Let $0 < a \le b$. Then $a^2 \le \left (\frac{2ab}{a+b} \right) ^2 \le ab \le \left( \frac{a+b}{2} \right) ^2 \le b^2$

Question

In a introductory text about real analysis, in a chapter about the axioms of order (I hope this is the correct translation), I was faced with the following

Problem: Let $0 < a \le b$. Show that $a^2 \le \left (\frac{2ab}{a+b} \right) ^2 \le ab \le \left( \frac{a+b}{2} \right) ^2 \le b^2$. If, at any point of this chain of inequalities, we have equality, then $a = b$.

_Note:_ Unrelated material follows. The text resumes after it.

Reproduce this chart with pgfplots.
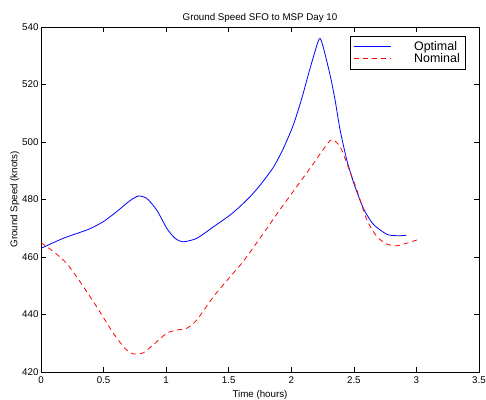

There was no solution given. I came to the following

Solution: The first inequality follows from

$$ \begin{align} a^2 & \le ab\\ a^2 + ab & \le 2ab \\ a(a+b) & \le 2ab \\ a & \le \frac{2ab}{a+b} \\ a^2 & \le \left( \frac{2ab}{a+b} \right) ^2 \end{align}$$

By the same reasoning, if equality holds, $a^2=ab$ implies that $a=b$.

We get the second inequality from

$$ \begin{align} 0 & \le (a-b)^2\\ 0 & \le a^2 - 2ab + b^2 \\ 4ab & \le a^2 + 2ab + b^2 \\ \frac{4a^2b^2}{ab} & \le (a+b)^2 \\ \frac{4a^2b^2}{(a+b)^2} & \le ab \\ \left( \frac{2ab}{a+b} \right) ^2 & \le ab \end{align}$$

an similarly for the third inequality with

$$ \begin{align} 0 & \le (a-b)^2\\ 0 & \le a^2 - 2ab + b^2 \\ 4ab & \le a^2 + 2ab + b^2 \\ ab & \le \frac{(a+b)^2}{4} \\ ab & \le \left( \frac{(a+b)}{2} \right) \\ \end{align}$$

In both cases, $0 = (a-b)^2$ implies that $a=b$.

Finally we have

$$ \begin{align} a & \le b \\ a + b & \le 2b \\ \frac{a+b}{2} & \le b \\ \left( \frac{a+b}{2} \right) ^2 & \le b^2 \end{align}$$

and equality directly leads to $a=b$. $\blacksquare$

I have three questions to this:

1. Is my solution correct?
2. Do I have to take additional steps for the second part of the problem, that equality implies $a=b$?
3. Are there shorter and more elegant solutions to this?

Thanks in advance!

Answer 1

It look quite correct for me, and the equality part is good since $a,b$ are both positive.

Just for showing a shorter (maybe) version for this by using two important but simple inequalies:

(1). $(a+b)^2 \geq 4ab$

And its variation in case of $a>0,b>0$ :

(2). $ 1 \geq \frac{4ab}{(a+b)^2}$

We have: $$ b^2 \geq (\frac{a+b}{2})^2 \ \ (\text{because } b \geq a > 0) \\ = \frac{(a+b)^2}{4} \geq \frac{4ab}{4}=ab \ \ \ (\text{because (1) }) \\ = ab \times 1 \geq ab \times \frac{4ab}{(a+b)^2} = (\frac{2ab}{a+b})^2 \ \ \ (\text{because (2) }) \\ \geq (\frac{2ab}{b+b})^2 = a^2 \ \ \ (\text{because } b \geq a >0 ) $$

Actually, the first and the last inequalites use $a\geq b>0$, the second and third ones use HM-GM-AM-QM inequalities mentioned by @mrtechtroid.